My Dear Mrs. Cherry:
        I was so joyously surprised with your letter and I am deeply grateful to you for the thought that prompted you to make a copy of the James record for me. I want to tell you what my Grandfather Nathan James told me about them if you care for it.
        The mother of Nathan Howell James was a Conn. woman, though we were never able to get the records to present to the D.A.R. Grandfather James said he was youngest and always free from duties as his sisters did all the work, even milking.
        I have a tintype picture of Abigail Taylor [jc: actually Davis or Hitchcock] James and a quilt she made before the Civil War. Also a piece of counterpane she made before her marriage in 1830. She is said to have spun the yarn from wool from her father's sheep and gathered herbs and leaved and dried the thread, then wove the counterpane. Also, she is said to have smoked a clay pipe.
        Grandfather James said his father Thomas James left Scotland as a young boy, went to Wexford County, Ireland and took up rich land. When he had gotten a good start he returned to Scotland and married the girl he had left behind, and together they returned to Ireland.

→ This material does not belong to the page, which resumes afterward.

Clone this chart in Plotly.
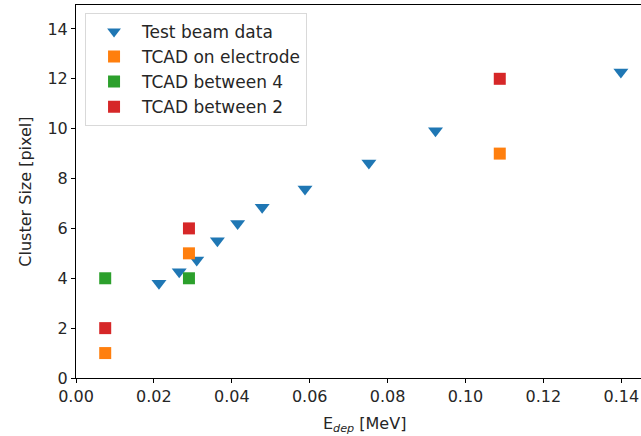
import plotly.graph_objects as go

# Test beam data
tb_x = [0.0213, 0.0265, 0.0310, 0.0363, 0.0415, 0.0478, 0.0588, 0.0752, 0.0923, 0.1399]
tb_y = [3.80, 4.26, 4.73, 5.50, 6.20, 6.85, 7.58, 8.62, 9.92, 12.27]

# TCAD simulations
tcad_x = [0.0075, 0.029, 0.1088]
tcad_electrode = [1, 5, 9]
tcad_between4 = [4, 4]
tcad_between4_x = [0.0075, 0.029]
tcad_between2 = [2, 6, 12]

x_ticks = [0.00, 0.02, 0.04, 0.06, 0.08, 0.10, 0.12, 0.14]
y_ticks = [0, 2, 4, 6, 8, 10, 12, 14]

font = dict(family="DejaVu Sans", size=16, color="#262626")
legend_font = dict(family="DejaVu Sans", size=17, color="#262626")

fig = go.Figure()
fig.add_trace(go.Scatter(x=tb_x, y=tb_y, mode="markers", name="Test beam data",
                         marker=dict(symbol="triangle-down", size=13, color="#1f77b4")))
fig.add_trace(go.Scatter(x=tcad_x, y=tcad_electrode, mode="markers", name="TCAD on electrode",
                         marker=dict(symbol="square", size=12, color="#ff7f0e")))
fig.add_trace(go.Scatter(x=tcad_between4_x, y=tcad_between4, mode="markers", name="TCAD between 4",
                         marker=dict(symbol="square", size=12, color="#2ca02c")))
fig.add_trace(go.Scatter(x=tcad_x, y=tcad_between2, mode="markers", name="TCAD between 2",
                         marker=dict(symbol="square", size=12, color="#d62728")))

axis_common = dict(showgrid=False, zeroline=False, showline=True, linecolor="black", linewidth=1,
                   ticks="outside", ticklen=4, tickcolor="black", tickfont=font, mirror=True)

fig.update_layout(
    width=641, height=436,
    margin=dict(l=76, r=0, t=5, b=58),
    plot_bgcolor="white", paper_bgcolor="white",
    font=font,
    showlegend=True,
    legend=dict(x=0.016, y=0.979, xanchor="left", yanchor="top",
                bgcolor="rgba(255,255,255,0.8)", bordercolor="#d9d9d9", borderwidth=1,
                font=legend_font, itemwidth=46, itemsizing="constant", tracegroupgap=2),
    xaxis=dict(range=[0, 0.14506], tickvals=x_ticks, tickformat=".2f", **axis_common),
    yaxis=dict(range=[0, 14.96], tickvals=y_ticks, **axis_common),
    annotations=[
        dict(text="E<sub><i>dep</i></sub> [MeV]", xref="paper", yref="paper",
             x=0.51, y=-0.125, xanchor="center", yanchor="middle", showarrow=False, font=font),
        dict(text="Cluster Size [pixel]", xref="paper", yref="paper",
             x=-0.09, y=0.5, xanchor="center", yanchor="middle", showarrow=False,
             textangle=-90, font=font),
    ],
)

fig.write_html("out.html")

        They became wealthy and when Henry James was a very small boy the family moved to America. They brought their money in a grain sack. The property in Ireland was not sold, but according to law it reverted to the state after a number of years.
        In Ohio Thomas James took up a township of land. Henry James told Nathan he clearly remembered the grain sack about half full of money that stood against the foot of the bed. Thomas James built a grain distillery and sent to Ireland for the stones to grind the grain.

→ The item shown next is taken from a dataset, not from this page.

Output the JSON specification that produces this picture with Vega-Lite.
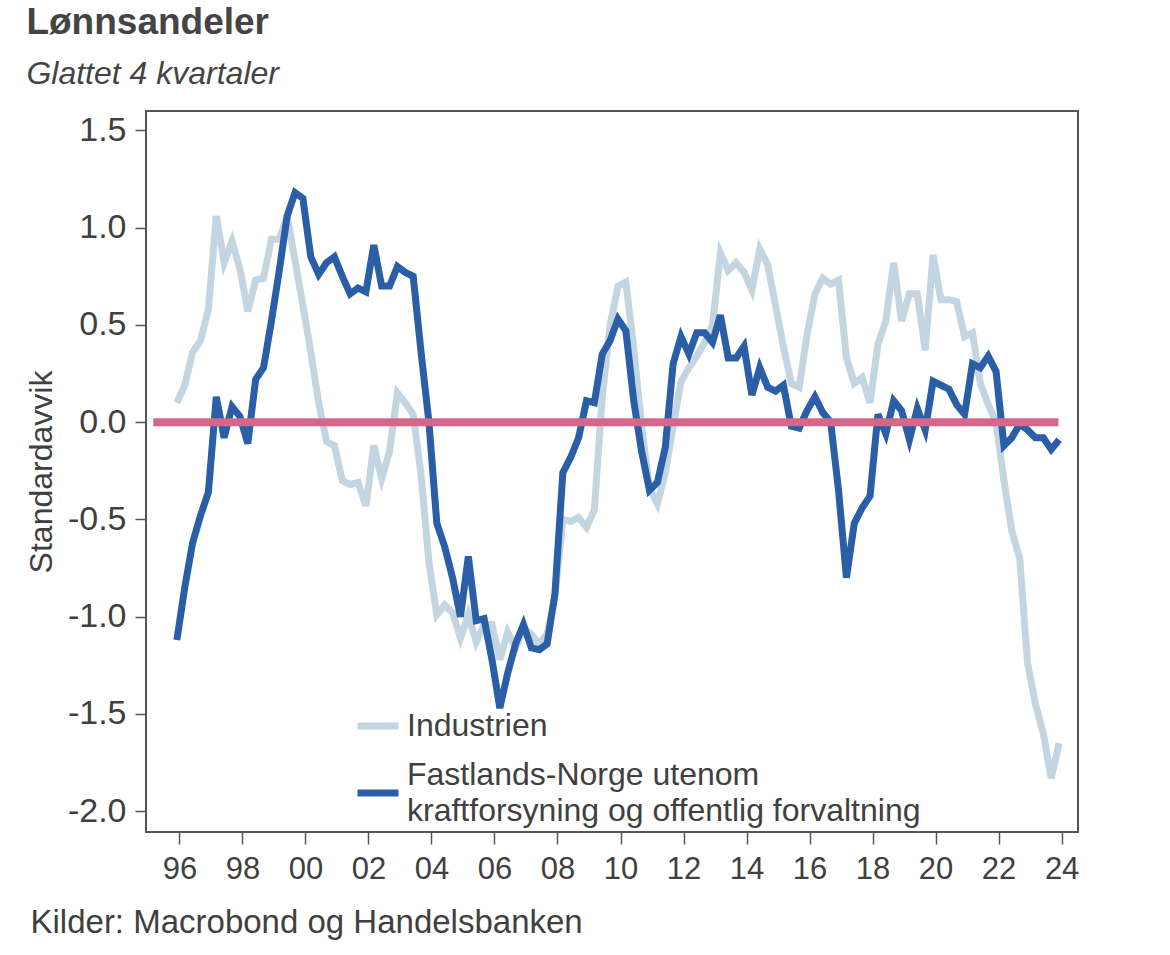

        Before the stones arrived the Indians went on the war path, burned all the buildings, so the distillery was never rebuilt, and the stones never used for that. Before the family fled southward, they buried the bag of money. But when they returned they could not find the place, and though they dug repeatedly the treasure was never found.

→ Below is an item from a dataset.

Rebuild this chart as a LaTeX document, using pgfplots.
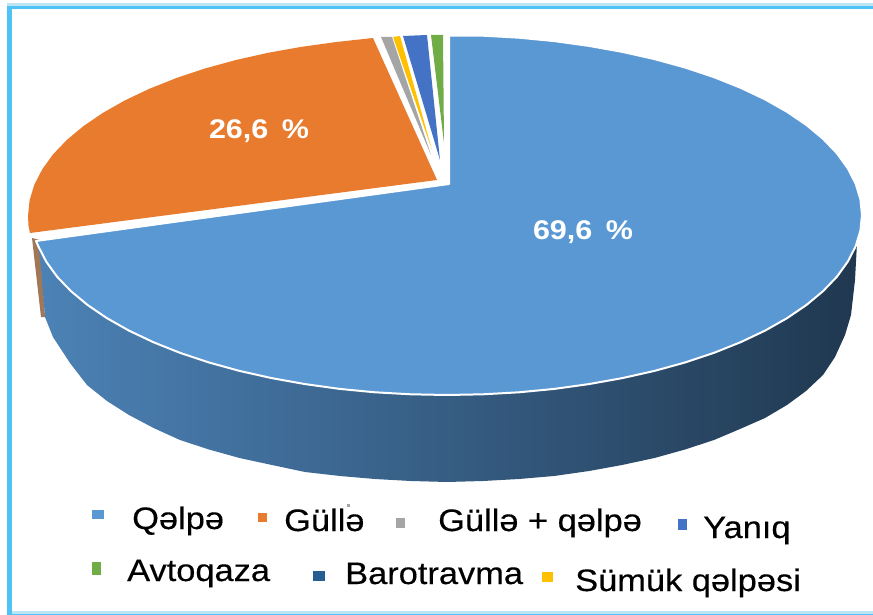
\documentclass[border=0pt]{standalone}
\usepackage{fontspec}
\setmainfont{Liberation Sans}
\newfontfamily\lgdfont[FakeStretch=1.11, FakeBold=0.35]{Liberation Sans}
\newfontfamily\valfont[FakeStretch=1.13]{Liberation Sans Bold}
\usepackage{pgfplots}
\pgfplotsset{compat=1.18}

\definecolor{frameA}{HTML}{BDE6F5}
\definecolor{frameB}{HTML}{4FC3F5}
\definecolor{slBlue}{HTML}{5A98D4}
\definecolor{slOrange}{HTML}{E97B2E}
\definecolor{slGrey}{HTML}{A5A5A5}
\definecolor{slYellow}{HTML}{FFC000}
\definecolor{slRoyal}{HTML}{4472C4}
\definecolor{slGreen}{HTML}{70AD47}
\definecolor{slNavy}{HTML}{255E91}
\definecolor{sideL}{HTML}{4C82B6}
\definecolor{sideM}{HTML}{35597E}
\definecolor{sideR}{HTML}{203850}
\definecolor{sideO}{HTML}{A07858}

\newcommand{\lgd}{\fontsize{31}{34}\lgdfont}
\newcommand{\val}{\fontsize{27}{30}\valfont}

\begin{document}
\begin{tikzpicture}
\begin{axis}[
    scale only axis,
    width=873pt, height=615pt,
    xmin=0, xmax=873, ymin=0, ymax=615,
    y dir=reverse,
    hide axis,
    clip=true,
]
% background
\addplot[fill=white, draw=none] coordinates {(0,0) (873,0) (873,615) (0,615)} --cycle;
% frame
\addplot[fill=frameA, draw=none] coordinates {(7,3) (873,3) (873,6) (7,6)} --cycle;
\addplot[fill=frameB, draw=none] coordinates {(7,6) (873,6) (873,9) (7,9)} --cycle;
\addplot[fill=frameB, draw=none] coordinates {(7,6) (12,6) (12,615) (7,615)} --cycle;
\addplot[fill=frameA, draw=none] coordinates {(12,611) (873,611) (873,614) (12,614)} --cycle;
\addplot[fill=frameB, draw=none] coordinates {(7,614) (873,614) (873,615) (7,615)} --cycle;

% side of the orange slice
\addplot[fill=sideO, draw=none] coordinates {(32,238) (40,240) (45,317) (41,317)} --cycle;
% side of the blue slice
\addplot[left color=sideL, middle color=sideM, right color=sideR, draw=none] coordinates {
  (37,243) (857,243) (855,280) (851,315) (845,335) (835,357) (823,375) (806,391) (787,405)
  (765,418) (740,429) (714,440) (685,449.5) (654.5,458) (622,465) (589,471) (554,476)
  (519,479) (483,481) (447,482) (411,481) (375,479) (340,476) (305,472) (272,465) (239.5,458)
  (209,449.5) (180,440) (153.6,428) (129,415) (107,401) (87,385) (70,363) (53,337) (45,317)
  (40,257)} --cycle;

% orange slice
\addplot[fill=slOrange, draw=none] coordinates {
  (373,38) (335.6,42.1) (301.1,46.9) (267.6,52.9) (235.5,60.1) (205,68.5) (176.2,78.1)
  (149.6,88.7) (125.1,100.3) (103,112.8) (83.6,126) (66.9,139.9) (53,154.4) (42.2,169.4)
  (34.3,184.8) (29.6,200.3) (28,216) (28.5,226) (30,233) (437,180)} --cycle;
% small slices
\addplot[fill=slGrey, draw=none] coordinates {(381,37) (392,37) (431,155)} --cycle;
\addplot[fill=slYellow, draw=none] coordinates {(393,37) (400,36) (432,150)} --cycle;
\addplot[fill=slRoyal, draw=none] coordinates {(403,36) (427,35) (440,160)} --cycle;
\addplot[fill=slGreen, draw=none] coordinates {(431,35) (443,35) (444,143)} --cycle;

% blue slice
\addplot[fill=slBlue, draw=white, line width=2pt, line join=round] coordinates {
  (449,35.5) (483.2,35.7) (519,37.7) (554.4,41.1) (588.9,45.9) (622.4,51.9) (654.5,59.1)
  (685,67.5) (713.8,77.1) (740.4,87.7) (764.9,99.3) (787,111.8) (806.4,125) (823.1,138.9)
  (837,153.4) (847.8,168.4) (855.7,183.8) (860.4,199.3) (862,215) (860.4,230.7) (855.7,246.2)
  (847.8,261.6) (837,276.6) (823.1,291.1) (806.4,305) (787,318.2) (764.9,330.7) (740.4,342.3)
  (713.8,352.9) (685,362.5) (654.5,370.9) (622.4,378.1) (588.9,384.1) (554.4,388.9)
  (519,392.3) (483.2,394.3) (447,395) (410.8,394.3) (375,392.3) (339.6,388.9) (305.1,384.1)
  (271.6,378.1) (239.5,370.9) (209,362.5) (180.2,352.9) (153.6,342.3) (129.1,330.7)
  (107,318.2) (87.6,305) (70.9,291.1) (57,276.6) (46.2,261.6) (38.3,246.2) (36,241)
  (449,184)} --cycle;

% legend keys
\addplot[fill=slBlue, draw=none] coordinates {(92,510) (104,510) (104,519) (92,519)} --cycle;
\addplot[fill=slOrange, draw=none] coordinates {(258,513) (267,513) (267,522) (258,522)} --cycle;
\addplot[fill=slGrey, draw=none] coordinates {(396,518) (405,518) (405,528) (396,528)} --cycle;
\addplot[fill=slRoyal, draw=none] coordinates {(678,519) (687,519) (687,530) (678,530)} --cycle;
\addplot[fill=slGreen, draw=none] coordinates {(92,562) (101,562) (101,575) (92,575)} --cycle;
\addplot[fill=slNavy, draw=none] coordinates {(313,571) (325,571) (325,581) (313,581)} --cycle;
\addplot[fill=slYellow, draw=none] coordinates {(542,572) (553,572) (553,582) (542,582)} --cycle;
\addplot[fill=slGrey, draw=none] coordinates {(347,504) (350,504) (350,507) (347,507)} --cycle;

% labels
\node[white, inner sep=0pt] at (axis cs:259,131) {\val 26,6\hspace{5pt} \%};
\node[white, inner sep=0pt] at (axis cs:583,232) {\val 69,6\hspace{5pt} \%};

\node[anchor=base west, inner sep=0pt] at (axis cs:132,529) {\lgd Qəlpə};
\node[anchor=base west, inner sep=0pt] at (axis cs:284,531) {\lgd Güllə};
\node[anchor=base west, inner sep=0pt] at (axis cs:438,531) {\lgd Güllə + qəlpə};
\node[anchor=base west, inner sep=0pt] at (axis cs:703,538) {\lgd Yanıq};
\node[anchor=base west, inner sep=0pt] at (axis cs:127,581) {\lgd Avtoqaza};
\node[anchor=base west, inner sep=0pt] at (axis cs:345,584) {\lgd Barotravma};
\node[anchor=base west, inner sep=0pt] at (axis cs:575,591) {\lgd Sümük qəlpəsi};
\end{axis}
\end{tikzpicture}
\end{document}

        When Libby Prison was such a shameful disgrace to the country, a friend and neighbor of the Perkins family was suffering there. He began to lose his eyesight and had his ears pierced, according to superstitious belief that that would mend the blindness, and sent home for ear-rings. His family sent him tiny gold rings, almost like wires. He wore them, but they were no cure, so he sent them to Frances Perkins of whom he was very fond. She must have been about 12 years old then.
        Fifteen years ago she pierced my ears and I now wear the ear-rings. My mother removed them from Grandmother's ears after she passed away. My Father removed them from my Mother's ears, for me. But I do not know the name of the men who died of Starvation in Libby Prison.
        Thus far I have been unable to get records of the Morrill's. My grandfather Thomas Morrill was born in (B?)arre Vermont, and I have the name of his parents and the story of his departure for the west in 1849. He was believed to be the cousin of Senator Justin Morrill, but the recorder of (B?)arre County, Vermont writes me there is no record.
        Ever since my son was very small (he's eight years now) I've planned a book for him, the name to be "To My Little Lad" with the best obtainable information about all his ancestors. I think it would be a treasure. To me such things are a sweet romance. I should have liked nothing better then to have been able to know all my ancestors personally. Wouldn't that be lovely?

          Again I wish to thank you for your letter.